Unprincipled migration amendments introduce ‘indefinite surveillance’ and unjust sentences

PIAC is deeply concerned by the passing of the Migration Amendment (Bridging Visa Conditions) Bill, which creates a new system of ‘indefinite surveillance’ for people previously indefinitely detained and introduces mandatory sentences for even minor breaches of conditions.

The legislation introduces restrictive requirements, including electronic monitoring, constraints on movement and curfews, on this cohort of people who have been unlawfully detained.  

The use of electronic monitoring devices such as ankle tags, now the default requirement for this cohort, can have significant negative impacts on people’s health. This has been shown by their use in other jurisdictions, where electronic monitoring is described as having ‘a disastrous impact’ for people with mental health conditions.

Our previous work has shown that many people held in indefinite detention have developed complex mental and physical health conditions, which are likely to be exacerbated through the use of electronic monitoring devices,’ says PIAC Principal Solicitor Jonathan Hall Spence.

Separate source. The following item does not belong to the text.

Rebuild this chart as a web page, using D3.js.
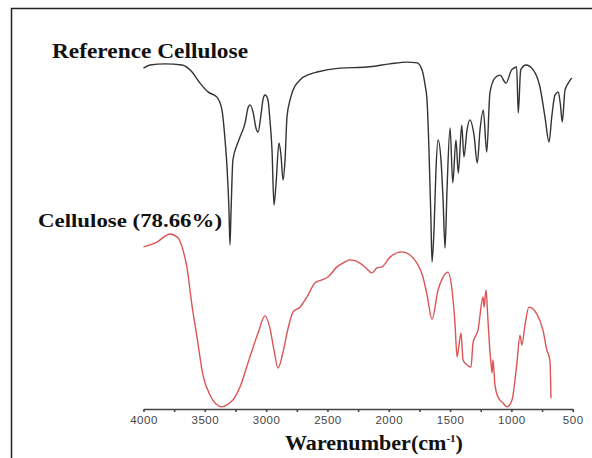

The Royal Australian and New Zealand College of Psychiatrists has recognised that the use of electronic monitoring (in the similar context of forensic mental health services) has serious impacts on mental health recovery and exacerbates the symptoms of mental health illnesses. A study in the US demonstrated that the use of these devices can be ‘a source of acute physical and mental trauma’ and can inhibit access to healthcare.

The conditions imposed are not based on a legitimate assessment of risk and appear to amount to additional punishment. 

‘People who have completed prison sentences are released into the community every day, without these restrictive conditions. There is no justification for the harmful use of electronic monitoring devices on this cohort, just because they are non-citizens,’ Hall Spence continues.  

‘This law replaces one traumatising and dehumanising system with another.’

The introduction of mandatory minimum sentences for breaches of visa conditions is particularly unprincipled and unnecessary. 

‘When politicians set sentences without knowing the facts of a case, they undermine the rule of law and all but guarantee injustice. The punishment should fit the crime and be set by a court based on the facts of the case’, says Jonathon Hunyor, PIAC’s Chief Executive Officer. 

The Federal Government accepted a raft of draconian amendments to secure the hasty passage of this law, while indicating that further legislation may be introduced when the High Court publishes its full reasoning. We urge the government to use that opportunity to create new legislation that better accommodates the human rights of all concerned.